Daniel was sick for weeks before his death, and there was evidence to support five different scenarios leading to the boy's death, and only one pointed to abuse, Fakoya's defense said.
The Family Court case was to be resolved before his criminal trial. Defense attorneys and prosecutors had agreed to resolve the case if Fakoya admitted he was unable to care for his children because of incarceration. Fakoya would have taken parenting and anger management classes and the matter resolved.
But on Dec. 22, 2010, five days after Fakoya's acquittal, the county lawyers resubmitted the original petition, stating that Fakoya's children needed protection from him because he "is a person responsible for their welfare and another child has died as a result of abuse by Victor Fakoya."
Prosecutors again offered to let Fakoya dispose of the case by taking counseling, but this time they mandated child abuse counseling, which would require that he admit to abusing Daniel.
Failing to meet the requirements would result in permanent termination of his parental rights.
SUPERVISED VISITS WITH DAUGHTERS
Meanwhile, Fakoya cannot move back into his own home and is allowed supervised visits with daughters Elizabeth, 5, and Christina, 3. Family Services case workers who have asked the case against Fakoya be dropped have named his wife, Lola Fakoya, to supervise those visits.
Fakoya's defense attorneys have said the continuation of the Family Court case "smacks of retribution" by prosecutors.
Cofer described herself as "very cynical" and often believes when "there's smoke, there's fire," she said. But she kept an open mind during the seven-week-long trial, and "after hearing all the evidence and going over it ... there's just no way" Fakoya was guilty.
Cofer said she has no problem with Fakoya being with his own children, other children and even her children.
Echevarria echoed Cofer's thoughts and said prosecutors should drop the Family Court case.

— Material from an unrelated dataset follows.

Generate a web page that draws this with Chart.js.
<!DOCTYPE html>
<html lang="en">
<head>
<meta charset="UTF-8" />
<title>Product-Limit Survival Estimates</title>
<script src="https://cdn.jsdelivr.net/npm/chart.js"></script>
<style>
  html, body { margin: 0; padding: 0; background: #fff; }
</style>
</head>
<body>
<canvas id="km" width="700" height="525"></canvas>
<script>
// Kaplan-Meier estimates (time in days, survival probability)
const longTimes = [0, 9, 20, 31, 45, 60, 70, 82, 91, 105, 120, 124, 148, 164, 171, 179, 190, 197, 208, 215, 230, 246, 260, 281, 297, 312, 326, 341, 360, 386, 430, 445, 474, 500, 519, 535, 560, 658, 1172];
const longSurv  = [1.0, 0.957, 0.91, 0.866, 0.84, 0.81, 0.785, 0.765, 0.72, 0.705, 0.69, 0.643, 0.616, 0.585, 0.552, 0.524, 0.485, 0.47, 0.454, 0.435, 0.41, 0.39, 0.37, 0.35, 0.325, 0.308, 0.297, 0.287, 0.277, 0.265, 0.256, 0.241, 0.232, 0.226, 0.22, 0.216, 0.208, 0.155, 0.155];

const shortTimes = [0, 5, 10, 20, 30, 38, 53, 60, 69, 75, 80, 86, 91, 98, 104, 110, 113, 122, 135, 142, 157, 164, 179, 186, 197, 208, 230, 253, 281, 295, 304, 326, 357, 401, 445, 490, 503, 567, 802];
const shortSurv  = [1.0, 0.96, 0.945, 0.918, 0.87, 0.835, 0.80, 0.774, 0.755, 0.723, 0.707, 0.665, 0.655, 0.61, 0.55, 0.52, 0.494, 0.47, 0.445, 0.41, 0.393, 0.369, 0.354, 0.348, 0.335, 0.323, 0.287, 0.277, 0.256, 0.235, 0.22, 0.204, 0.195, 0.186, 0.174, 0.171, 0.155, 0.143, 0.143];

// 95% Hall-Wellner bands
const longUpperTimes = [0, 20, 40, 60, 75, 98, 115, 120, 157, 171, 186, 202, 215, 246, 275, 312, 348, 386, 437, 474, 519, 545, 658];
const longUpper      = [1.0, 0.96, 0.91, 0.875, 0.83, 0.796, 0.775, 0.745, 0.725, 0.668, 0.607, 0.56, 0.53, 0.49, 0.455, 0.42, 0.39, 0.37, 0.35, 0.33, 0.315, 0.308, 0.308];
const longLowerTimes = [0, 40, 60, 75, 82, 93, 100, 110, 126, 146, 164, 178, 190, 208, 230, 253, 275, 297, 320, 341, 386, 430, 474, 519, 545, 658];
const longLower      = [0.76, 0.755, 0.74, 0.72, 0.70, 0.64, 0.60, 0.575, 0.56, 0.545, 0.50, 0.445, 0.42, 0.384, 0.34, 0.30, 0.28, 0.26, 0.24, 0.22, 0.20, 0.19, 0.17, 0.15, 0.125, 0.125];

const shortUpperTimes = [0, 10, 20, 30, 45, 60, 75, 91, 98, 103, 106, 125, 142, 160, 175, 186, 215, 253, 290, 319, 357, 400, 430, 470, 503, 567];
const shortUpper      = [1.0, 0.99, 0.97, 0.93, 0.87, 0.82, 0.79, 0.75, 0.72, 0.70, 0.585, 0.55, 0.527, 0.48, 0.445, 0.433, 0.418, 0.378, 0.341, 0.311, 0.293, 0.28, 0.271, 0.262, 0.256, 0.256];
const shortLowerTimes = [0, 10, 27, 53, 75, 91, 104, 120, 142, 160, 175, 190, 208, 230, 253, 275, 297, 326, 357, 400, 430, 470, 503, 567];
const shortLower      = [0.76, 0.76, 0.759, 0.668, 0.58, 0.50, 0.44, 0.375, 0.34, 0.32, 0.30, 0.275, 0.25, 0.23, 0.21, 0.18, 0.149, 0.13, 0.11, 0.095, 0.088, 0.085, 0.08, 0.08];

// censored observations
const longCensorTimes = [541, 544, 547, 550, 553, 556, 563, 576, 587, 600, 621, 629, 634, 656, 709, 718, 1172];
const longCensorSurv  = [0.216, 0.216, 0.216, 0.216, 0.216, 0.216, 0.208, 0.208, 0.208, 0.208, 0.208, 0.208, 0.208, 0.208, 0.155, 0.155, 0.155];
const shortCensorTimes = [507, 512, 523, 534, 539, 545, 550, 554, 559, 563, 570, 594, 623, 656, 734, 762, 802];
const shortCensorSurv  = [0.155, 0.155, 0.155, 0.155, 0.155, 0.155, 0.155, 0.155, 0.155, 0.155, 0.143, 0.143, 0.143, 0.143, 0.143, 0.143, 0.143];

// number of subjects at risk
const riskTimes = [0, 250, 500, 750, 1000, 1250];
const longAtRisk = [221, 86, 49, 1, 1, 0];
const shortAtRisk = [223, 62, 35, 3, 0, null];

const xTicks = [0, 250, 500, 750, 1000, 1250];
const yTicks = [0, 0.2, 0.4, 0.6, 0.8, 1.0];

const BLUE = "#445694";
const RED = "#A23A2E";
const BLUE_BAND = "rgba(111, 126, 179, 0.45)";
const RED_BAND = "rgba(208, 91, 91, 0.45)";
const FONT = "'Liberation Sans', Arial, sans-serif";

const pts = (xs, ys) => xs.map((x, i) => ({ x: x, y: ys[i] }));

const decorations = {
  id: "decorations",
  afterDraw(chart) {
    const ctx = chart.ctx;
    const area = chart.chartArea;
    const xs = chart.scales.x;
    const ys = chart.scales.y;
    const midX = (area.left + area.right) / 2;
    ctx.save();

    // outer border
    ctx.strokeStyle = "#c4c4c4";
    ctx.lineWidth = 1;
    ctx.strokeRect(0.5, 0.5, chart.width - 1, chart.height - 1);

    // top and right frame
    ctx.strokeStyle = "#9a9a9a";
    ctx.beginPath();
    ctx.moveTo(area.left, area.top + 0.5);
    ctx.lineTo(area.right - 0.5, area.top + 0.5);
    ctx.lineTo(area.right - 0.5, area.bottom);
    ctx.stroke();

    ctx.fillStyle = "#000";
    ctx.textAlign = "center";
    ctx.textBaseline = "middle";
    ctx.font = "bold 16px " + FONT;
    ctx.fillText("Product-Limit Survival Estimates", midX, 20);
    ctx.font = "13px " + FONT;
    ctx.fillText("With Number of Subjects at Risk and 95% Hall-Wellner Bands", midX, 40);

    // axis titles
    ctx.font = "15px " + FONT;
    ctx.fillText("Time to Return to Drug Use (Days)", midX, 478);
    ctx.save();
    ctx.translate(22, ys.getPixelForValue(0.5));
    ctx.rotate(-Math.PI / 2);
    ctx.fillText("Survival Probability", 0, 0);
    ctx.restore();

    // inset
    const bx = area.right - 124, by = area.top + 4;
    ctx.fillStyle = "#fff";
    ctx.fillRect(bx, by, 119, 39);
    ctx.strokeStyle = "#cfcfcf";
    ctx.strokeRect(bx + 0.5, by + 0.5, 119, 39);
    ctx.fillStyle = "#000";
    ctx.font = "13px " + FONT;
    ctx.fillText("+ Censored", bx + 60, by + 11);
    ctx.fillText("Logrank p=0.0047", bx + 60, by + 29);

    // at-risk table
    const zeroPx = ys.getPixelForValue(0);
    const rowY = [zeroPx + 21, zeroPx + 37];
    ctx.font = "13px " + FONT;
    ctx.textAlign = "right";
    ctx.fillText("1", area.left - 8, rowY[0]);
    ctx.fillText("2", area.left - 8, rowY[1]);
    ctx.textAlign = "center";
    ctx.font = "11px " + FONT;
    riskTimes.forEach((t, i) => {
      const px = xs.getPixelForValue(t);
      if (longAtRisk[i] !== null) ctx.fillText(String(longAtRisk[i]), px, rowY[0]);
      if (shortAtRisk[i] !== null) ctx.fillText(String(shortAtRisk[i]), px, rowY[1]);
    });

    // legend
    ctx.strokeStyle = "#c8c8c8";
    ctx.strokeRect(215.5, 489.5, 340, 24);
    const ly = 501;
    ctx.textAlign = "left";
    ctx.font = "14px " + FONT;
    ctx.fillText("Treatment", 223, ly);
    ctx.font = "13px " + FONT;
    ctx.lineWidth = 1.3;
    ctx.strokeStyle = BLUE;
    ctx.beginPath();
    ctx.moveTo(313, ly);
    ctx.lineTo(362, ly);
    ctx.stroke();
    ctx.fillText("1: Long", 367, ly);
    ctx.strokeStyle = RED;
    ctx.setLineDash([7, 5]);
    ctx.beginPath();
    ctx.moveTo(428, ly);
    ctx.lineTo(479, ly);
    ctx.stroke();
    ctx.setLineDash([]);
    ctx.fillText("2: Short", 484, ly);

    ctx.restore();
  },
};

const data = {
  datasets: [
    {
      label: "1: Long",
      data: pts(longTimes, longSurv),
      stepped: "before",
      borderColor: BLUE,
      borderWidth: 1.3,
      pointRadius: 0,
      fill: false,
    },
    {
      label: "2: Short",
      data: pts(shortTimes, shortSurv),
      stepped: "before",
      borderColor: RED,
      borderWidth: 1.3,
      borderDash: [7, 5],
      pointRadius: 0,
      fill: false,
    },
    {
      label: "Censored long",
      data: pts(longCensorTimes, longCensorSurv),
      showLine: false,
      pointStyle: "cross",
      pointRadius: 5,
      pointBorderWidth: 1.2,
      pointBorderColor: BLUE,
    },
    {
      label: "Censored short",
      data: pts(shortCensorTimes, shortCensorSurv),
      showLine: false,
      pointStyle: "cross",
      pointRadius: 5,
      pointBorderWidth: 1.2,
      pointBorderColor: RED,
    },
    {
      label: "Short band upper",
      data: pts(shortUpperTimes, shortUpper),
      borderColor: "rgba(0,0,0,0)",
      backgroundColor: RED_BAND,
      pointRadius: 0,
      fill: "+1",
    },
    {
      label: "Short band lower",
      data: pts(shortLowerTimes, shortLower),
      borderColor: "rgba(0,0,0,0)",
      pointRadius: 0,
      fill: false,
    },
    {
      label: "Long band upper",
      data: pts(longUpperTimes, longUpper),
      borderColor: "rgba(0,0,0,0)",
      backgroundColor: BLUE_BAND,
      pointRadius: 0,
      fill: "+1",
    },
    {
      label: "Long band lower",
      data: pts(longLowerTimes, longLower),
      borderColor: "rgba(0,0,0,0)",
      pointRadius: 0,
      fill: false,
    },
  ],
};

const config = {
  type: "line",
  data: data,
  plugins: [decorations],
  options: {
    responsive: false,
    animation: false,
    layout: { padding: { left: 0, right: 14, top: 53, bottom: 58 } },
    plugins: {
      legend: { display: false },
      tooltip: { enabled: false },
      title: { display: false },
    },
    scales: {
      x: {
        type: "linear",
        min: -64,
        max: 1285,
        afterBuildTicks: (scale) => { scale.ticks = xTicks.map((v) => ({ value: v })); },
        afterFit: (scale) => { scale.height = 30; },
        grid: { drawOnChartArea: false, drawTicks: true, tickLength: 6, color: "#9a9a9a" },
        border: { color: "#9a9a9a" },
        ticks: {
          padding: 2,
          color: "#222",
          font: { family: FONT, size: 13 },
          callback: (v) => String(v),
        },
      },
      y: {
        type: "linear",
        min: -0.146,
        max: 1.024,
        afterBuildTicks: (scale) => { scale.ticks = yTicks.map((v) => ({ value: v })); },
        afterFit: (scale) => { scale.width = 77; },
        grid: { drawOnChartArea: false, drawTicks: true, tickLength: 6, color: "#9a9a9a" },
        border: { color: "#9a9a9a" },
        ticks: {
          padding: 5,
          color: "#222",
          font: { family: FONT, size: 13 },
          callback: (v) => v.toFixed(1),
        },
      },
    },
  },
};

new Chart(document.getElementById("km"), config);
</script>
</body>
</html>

The two jurors said that when deliberations began in the case, nine jurors, including them, said Fakoya was not guilty.
The other four didn't believe Fakoya was guilty, Cofer said, but they did have questions they wanted answered.
The next vote was 11 not guilty and one with some more questions.
Soon all 12 agreed he was innocent.
Echevarria was one of several jurors who bought presents for Fakoya's daughters and flowers for his wife in time for Christmas. He said the group decided to do so because they believed Fakoya "to be 100 percent not guilty. He didn't commit the crime."
Cofer added: "I don't know if they'll ever know what actually happened to Daniel, but I don't believe that Victor Fakoya killed him. And I can sleep very well at night believing that."